Even for semi-annual mortgage renewals, the savings are significant. A 150,000-euro mortgage would save 38 euros monthly and 229 euros annually. If the mortgage amount is doubled, the savings increase to 76 euros per month and 459 euros annually.
However, the situation remains complex. Helpmycash points out that the landscape for prospective borrowers has shifted dramatically since the start of 2025, following Trump's announcement of tariffs affecting numerous countries, particularly those in the European Union. Analyst Miquel Riera warns that if the eurozone economy stagnates or enters a recession, the ECB might react by implementing more aggressive rate cuts to stimulate consumption. This would make borrowing cheaper for individuals, businesses, and governments.
Yet, there is also a cautionary note.

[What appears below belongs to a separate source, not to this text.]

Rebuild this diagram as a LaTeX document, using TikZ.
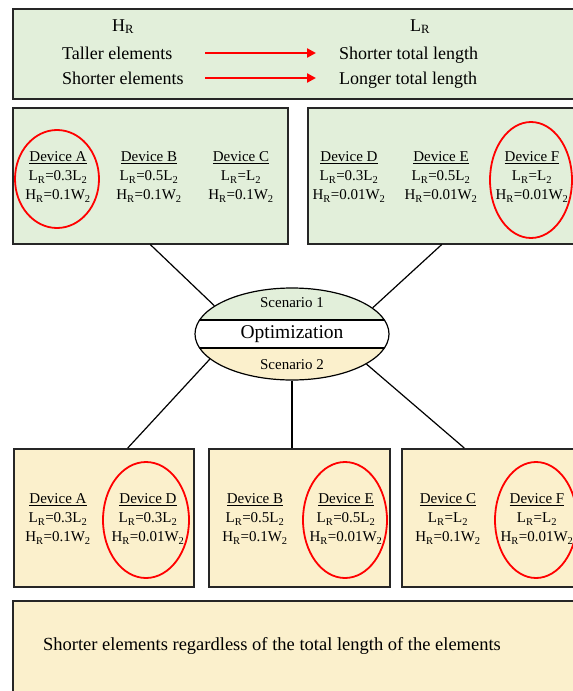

Should inflation rise significantly above the ECB's target of 2%, the central bank may be forced to freeze interest rates to contain it or even raise them slightly. Riera cautions that this would be detrimental for potential homebuyers, as higher rates would lead to increased mortgage costs and a rise in the Euribor.
The Euribor plays a crucial role in determining interest rates for variable-rate mortgages, and to a lesser extent, mixed-rate mortgages. Homeowners have faced monthly increases of up to 600 euros in some cases when the Euribor peaked. Understanding how the Euribor functions is essential, as it represents the average interest rate at which credit institutions in the eurozone lend money to each other. Introduced in 1999, it serves as the reference rate for most mortgages in Spain.
As the ECB's meeting approaches, all eyes will be on the decisions made in Frankfurt, with potential implications for millions of homeowners across Europe.